Stated task
From the listing that follows, output everything exactly except the pictures.
>> Start
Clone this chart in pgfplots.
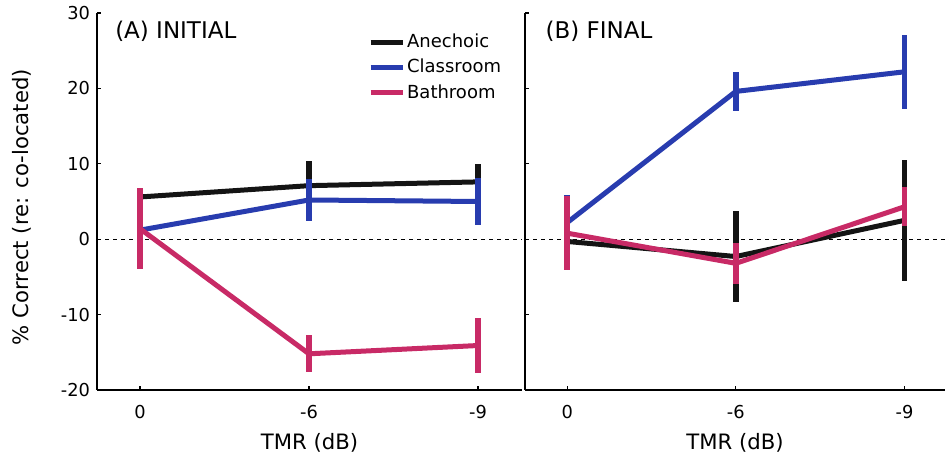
\documentclass[border=0pt]{standalone}
\usepackage{fontspec}
\setmainfont{DejaVu Sans}
\usepackage{pgfplots}
\pgfplotsset{compat=1.18}
\definecolor{cblue}{RGB}{40,60,175}
\definecolor{cpink}{RGB}{200,42,102}
\definecolor{cblack}{RGB}{20,20,20}
\pgfplotsset{
  panel/.style={
    scale only axis, anchor=south west,
    height=188.5pt, ymin=-20, ymax=30,
    axis x line=bottom, axis y line=left,
    axis line style={-, line width=0.8pt},
    tick align=inside, major tick length=2pt,
    tick style={line width=0.6pt, black},
    xtick={0,1,2}, xticklabels={0,-6,-9},
    ytick={-20,-10,0,10,20,30},
    /pgf/number format/assume math mode=true,
    tick label style={font=\fontsize{8.9}{10}\selectfont},
    xticklabel style={yshift=-4pt},
    label style={font=\fontsize{10.6}{12}\selectfont},
    xlabel={TMR (dB)},
    xlabel style={at={(axis description cs:0.5,-0.14)}, anchor=center},
    clip=false,
    legend image code/.code={\draw[#1, line width=2.5pt] (0pt,0pt) -- (16pt,0pt);},
  },
  ser/.style={line width=2.5pt, color=#1,
    error bars/.cd, y dir=both, y explicit, error mark=none,
    error bar style={line width=2.8pt, color=#1}},
}
\begin{document}
\begin{tikzpicture}
\useasboundingbox (0,0) rectangle (472.5pt,229pt);
\begin{axis}[panel, at={(48.5pt,34pt)}, width=212.5pt,
  xmin=-0.254, xmax=2.26,
  yticklabels={-20,-10,0,10,20,30},
  ylabel={\% Correct (re: co-located)},
  ylabel style={at={(axis description cs:-0.176,0.485)}, anchor=center},
  legend style={at={(rel axis cs:0.637,0.95)}, anchor=north west, draw=none, fill=none,
    font=\fontsize{9}{10}\selectfont, row sep=2.2pt, inner sep=0pt,
    nodes={inner sep=1pt}, legend cell align=left},
]
\addplot[forget plot, line width=0.6pt, dash pattern=on 2pt off 2pt] coordinates {(-0.254,0) (2.26,0)};
\addplot[ser=cblack] coordinates {(0,5.6) +- (0,1.0) (1,7.1) +- (0,3.3) (2,7.6) +- (0,2.4)};
\addplot[ser=cblue] coordinates {(0,1.2) +- (0,3.5) (1,5.2) +- (0,2.8) (2,5.0) +- (0,3.1)};
\addplot[ser=cpink] coordinates {(0,1.4) +- (0,5.4) (1,-15.2) +- (0,2.45) (2,-14.1) +- (0,3.7)};
\legend{Anechoic,Classroom,Bathroom}
\node[anchor=west, font=\fontsize{11.5}{13}\selectfont, inner sep=0pt] at (rel axis cs:0.042,0.952) {(A) INITIAL};
\end{axis}
\begin{axis}[panel, at={(262.5pt,34pt)}, width=210pt,
  xmin=-0.25, xmax=2.24,
  yticklabels={},
]
\addplot[forget plot, line width=0.6pt, dash pattern=on 2pt off 2pt] coordinates {(-0.25,0) (2.24,0)};
\addplot[ser=cblack] coordinates {(0,-0.3) +- (0,3.0) (1,-2.3) +- (0,6.0) (2,2.5) +- (0,8.0)};
\addplot[ser=cblue] coordinates {(0,2.2) +- (0,3.6) (1,19.6) +- (0,2.6) (2,22.2) +- (0,4.9)};
\addplot[ser=cpink] coordinates {(0,0.8) +- (0,4.9) (1,-3.2) +- (0,2.7) (2,4.3) +- (0,2.6)};
\node[anchor=west, font=\fontsize{11.5}{13}\selectfont, inner sep=0pt] at (rel axis cs:0.048,0.952) {(B) FINAL};
\end{axis}
\end{tikzpicture}
\end{document}
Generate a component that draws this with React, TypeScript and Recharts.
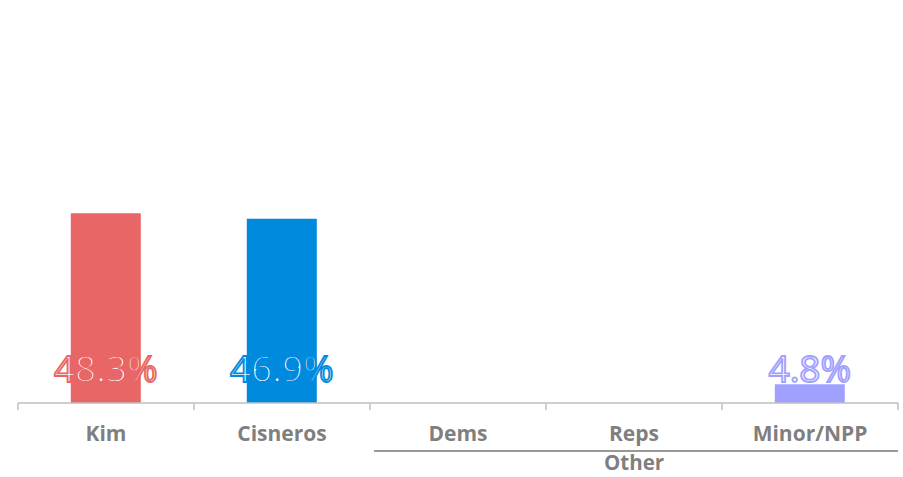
>> End
Expected answer
Clone this chart in pgfplots.
\documentclass[border=0pt]{standalone}
\usepackage{fontspec}
\setmainfont{DejaVu Sans}
\usepackage{pgfplots}
\pgfplotsset{compat=1.18}
\definecolor{cblue}{RGB}{40,60,175}
\definecolor{cpink}{RGB}{200,42,102}
\definecolor{cblack}{RGB}{20,20,20}
\pgfplotsset{
  panel/.style={
    scale only axis, anchor=south west,
    height=188.5pt, ymin=-20, ymax=30,
    axis x line=bottom, axis y line=left,
    axis line style={-, line width=0.8pt},
    tick align=inside, major tick length=2pt,
    tick style={line width=0.6pt, black},
    xtick={0,1,2}, xticklabels={0,-6,-9},
    ytick={-20,-10,0,10,20,30},
    /pgf/number format/assume math mode=true,
    tick label style={font=\fontsize{8.9}{10}\selectfont},
    xticklabel style={yshift=-4pt},
    label style={font=\fontsize{10.6}{12}\selectfont},
    xlabel={TMR (dB)},
    xlabel style={at={(axis description cs:0.5,-0.14)}, anchor=center},
    clip=false,
    legend image code/.code={\draw[#1, line width=2.5pt] (0pt,0pt) -- (16pt,0pt);},
  },
  ser/.style={line width=2.5pt, color=#1,
    error bars/.cd, y dir=both, y explicit, error mark=none,
    error bar style={line width=2.8pt, color=#1}},
}
\begin{document}
\begin{tikzpicture}
\useasboundingbox (0,0) rectangle (472.5pt,229pt);
\begin{axis}[panel, at={(48.5pt,34pt)}, width=212.5pt,
  xmin=-0.254, xmax=2.26,
  yticklabels={-20,-10,0,10,20,30},
  ylabel={\% Correct (re: co-located)},
  ylabel style={at={(axis description cs:-0.176,0.485)}, anchor=center},
  legend style={at={(rel axis cs:0.637,0.95)}, anchor=north west, draw=none, fill=none,
    font=\fontsize{9}{10}\selectfont, row sep=2.2pt, inner sep=0pt,
    nodes={inner sep=1pt}, legend cell align=left},
]
\addplot[forget plot, line width=0.6pt, dash pattern=on 2pt off 2pt] coordinates {(-0.254,0) (2.26,0)};
\addplot[ser=cblack] coordinates {(0,5.6) +- (0,1.0) (1,7.1) +- (0,3.3) (2,7.6) +- (0,2.4)};
\addplot[ser=cblue] coordinates {(0,1.2) +- (0,3.5) (1,5.2) +- (0,2.8) (2,5.0) +- (0,3.1)};
\addplot[ser=cpink] coordinates {(0,1.4) +- (0,5.4) (1,-15.2) +- (0,2.45) (2,-14.1) +- (0,3.7)};
\legend{Anechoic,Classroom,Bathroom}
\node[anchor=west, font=\fontsize{11.5}{13}\selectfont, inner sep=0pt] at (rel axis cs:0.042,0.952) {(A) INITIAL};
\end{axis}
\begin{axis}[panel, at={(262.5pt,34pt)}, width=210pt,
  xmin=-0.25, xmax=2.24,
  yticklabels={},
]
\addplot[forget plot, line width=0.6pt, dash pattern=on 2pt off 2pt] coordinates {(-0.25,0) (2.24,0)};
\addplot[ser=cblack] coordinates {(0,-0.3) +- (0,3.0) (1,-2.3) +- (0,6.0) (2,2.5) +- (0,8.0)};
\addplot[ser=cblue] coordinates {(0,2.2) +- (0,3.6) (1,19.6) +- (0,2.6) (2,22.2) +- (0,4.9)};
\addplot[ser=cpink] coordinates {(0,0.8) +- (0,4.9) (1,-3.2) +- (0,2.7) (2,4.3) +- (0,2.6)};
\node[anchor=west, font=\fontsize{11.5}{13}\selectfont, inner sep=0pt] at (rel axis cs:0.048,0.952) {(B) FINAL};
\end{axis}
\end{tikzpicture}
\end{document}
Generate a component that draws this with React, TypeScript and Recharts.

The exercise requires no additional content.